— Begin Material —

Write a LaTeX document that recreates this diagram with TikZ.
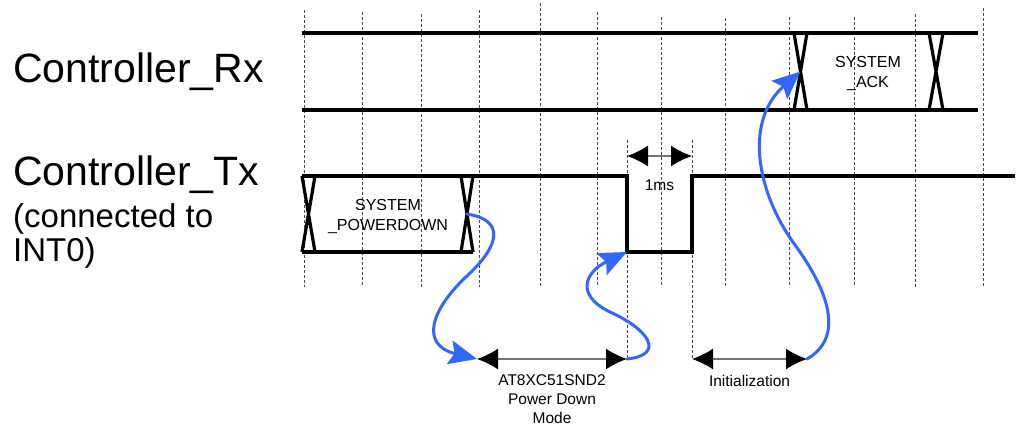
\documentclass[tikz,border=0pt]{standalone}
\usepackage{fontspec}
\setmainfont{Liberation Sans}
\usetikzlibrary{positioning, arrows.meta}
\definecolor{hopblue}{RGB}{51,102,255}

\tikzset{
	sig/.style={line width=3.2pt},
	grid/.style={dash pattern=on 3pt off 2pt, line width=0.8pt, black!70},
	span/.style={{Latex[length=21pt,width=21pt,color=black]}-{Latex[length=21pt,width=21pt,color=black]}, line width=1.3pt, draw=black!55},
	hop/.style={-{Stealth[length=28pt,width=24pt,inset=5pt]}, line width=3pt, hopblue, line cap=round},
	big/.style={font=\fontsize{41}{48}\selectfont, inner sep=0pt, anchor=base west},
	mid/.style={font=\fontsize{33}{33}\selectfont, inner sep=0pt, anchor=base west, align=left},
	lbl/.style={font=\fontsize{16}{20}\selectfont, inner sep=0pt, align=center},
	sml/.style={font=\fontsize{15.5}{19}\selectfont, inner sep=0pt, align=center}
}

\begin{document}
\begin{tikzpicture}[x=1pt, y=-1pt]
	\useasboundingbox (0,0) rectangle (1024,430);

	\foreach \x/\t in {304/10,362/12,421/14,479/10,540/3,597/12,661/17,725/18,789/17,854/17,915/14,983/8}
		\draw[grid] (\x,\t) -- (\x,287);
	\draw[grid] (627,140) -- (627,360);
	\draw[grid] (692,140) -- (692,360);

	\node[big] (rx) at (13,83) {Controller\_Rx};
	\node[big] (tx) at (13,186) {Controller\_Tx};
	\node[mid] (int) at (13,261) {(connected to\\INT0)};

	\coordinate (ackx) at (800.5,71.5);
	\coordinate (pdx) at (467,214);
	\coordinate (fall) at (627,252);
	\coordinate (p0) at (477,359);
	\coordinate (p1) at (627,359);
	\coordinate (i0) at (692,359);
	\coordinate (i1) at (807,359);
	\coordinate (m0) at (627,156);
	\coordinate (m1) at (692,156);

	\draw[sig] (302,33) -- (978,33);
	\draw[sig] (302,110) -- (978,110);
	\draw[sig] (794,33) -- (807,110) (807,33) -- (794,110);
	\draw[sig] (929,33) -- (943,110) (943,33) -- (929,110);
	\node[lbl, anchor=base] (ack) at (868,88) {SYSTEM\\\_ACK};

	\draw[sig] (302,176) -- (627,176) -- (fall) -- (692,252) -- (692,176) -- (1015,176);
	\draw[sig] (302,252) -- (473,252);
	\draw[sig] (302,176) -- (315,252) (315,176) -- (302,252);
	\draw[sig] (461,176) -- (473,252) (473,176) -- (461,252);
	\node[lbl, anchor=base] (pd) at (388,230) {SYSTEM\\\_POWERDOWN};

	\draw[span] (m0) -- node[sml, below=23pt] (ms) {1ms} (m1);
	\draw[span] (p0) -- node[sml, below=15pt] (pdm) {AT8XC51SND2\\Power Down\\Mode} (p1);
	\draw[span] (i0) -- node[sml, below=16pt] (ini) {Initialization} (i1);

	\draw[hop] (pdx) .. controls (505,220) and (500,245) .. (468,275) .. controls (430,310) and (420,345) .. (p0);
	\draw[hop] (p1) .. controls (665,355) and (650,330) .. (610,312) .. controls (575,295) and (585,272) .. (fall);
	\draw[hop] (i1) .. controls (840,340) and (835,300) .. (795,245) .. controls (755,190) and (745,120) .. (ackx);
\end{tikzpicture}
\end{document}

— End Material —

* Exercise goal
Print out the whole of the material word for word, without pictures.

* Reply to the exercise
Write a LaTeX document that recreates this diagram with TikZ.
\documentclass[tikz,border=0pt]{standalone}
\usepackage{fontspec}
\setmainfont{Liberation Sans}
\usetikzlibrary{positioning, arrows.meta}
\definecolor{hopblue}{RGB}{51,102,255}

\tikzset{
	sig/.style={line width=3.2pt},
	grid/.style={dash pattern=on 3pt off 2pt, line width=0.8pt, black!70},
	span/.style={{Latex[length=21pt,width=21pt,color=black]}-{Latex[length=21pt,width=21pt,color=black]}, line width=1.3pt, draw=black!55},
	hop/.style={-{Stealth[length=28pt,width=24pt,inset=5pt]}, line width=3pt, hopblue, line cap=round},
	big/.style={font=\fontsize{41}{48}\selectfont, inner sep=0pt, anchor=base west},
	mid/.style={font=\fontsize{33}{33}\selectfont, inner sep=0pt, anchor=base west, align=left},
	lbl/.style={font=\fontsize{16}{20}\selectfont, inner sep=0pt, align=center},
	sml/.style={font=\fontsize{15.5}{19}\selectfont, inner sep=0pt, align=center}
}

\begin{document}
\begin{tikzpicture}[x=1pt, y=-1pt]
	\useasboundingbox (0,0) rectangle (1024,430);

	\foreach \x/\t in {304/10,362/12,421/14,479/10,540/3,597/12,661/17,725/18,789/17,854/17,915/14,983/8}
		\draw[grid] (\x,\t) -- (\x,287);
	\draw[grid] (627,140) -- (627,360);
	\draw[grid] (692,140) -- (692,360);

	\node[big] (rx) at (13,83) {Controller\_Rx};
	\node[big] (tx) at (13,186) {Controller\_Tx};
	\node[mid] (int) at (13,261) {(connected to\\INT0)};

	\coordinate (ackx) at (800.5,71.5);
	\coordinate (pdx) at (467,214);
	\coordinate (fall) at (627,252);
	\coordinate (p0) at (477,359);
	\coordinate (p1) at (627,359);
	\coordinate (i0) at (692,359);
	\coordinate (i1) at (807,359);
	\coordinate (m0) at (627,156);
	\coordinate (m1) at (692,156);

	\draw[sig] (302,33) -- (978,33);
	\draw[sig] (302,110) -- (978,110);
	\draw[sig] (794,33) -- (807,110) (807,33) -- (794,110);
	\draw[sig] (929,33) -- (943,110) (943,33) -- (929,110);
	\node[lbl, anchor=base] (ack) at (868,88) {SYSTEM\\\_ACK};

	\draw[sig] (302,176) -- (627,176) -- (fall) -- (692,252) -- (692,176) -- (1015,176);
	\draw[sig] (302,252) -- (473,252);
	\draw[sig] (302,176) -- (315,252) (315,176) -- (302,252);
	\draw[sig] (461,176) -- (473,252) (473,176) -- (461,252);
	\node[lbl, anchor=base] (pd) at (388,230) {SYSTEM\\\_POWERDOWN};

	\draw[span] (m0) -- node[sml, below=23pt] (ms) {1ms} (m1);
	\draw[span] (p0) -- node[sml, below=15pt] (pdm) {AT8XC51SND2\\Power Down\\Mode} (p1);
	\draw[span] (i0) -- node[sml, below=16pt] (ini) {Initialization} (i1);

	\draw[hop] (pdx) .. controls (505,220) and (500,245) .. (468,275) .. controls (430,310) and (420,345) .. (p0);
	\draw[hop] (p1) .. controls (665,355) and (650,330) .. (610,312) .. controls (575,295) and (585,272) .. (fall);
	\draw[hop] (i1) .. controls (840,340) and (835,300) .. (795,245) .. controls (755,190) and (745,120) .. (ackx);
\end{tikzpicture}
\end{document}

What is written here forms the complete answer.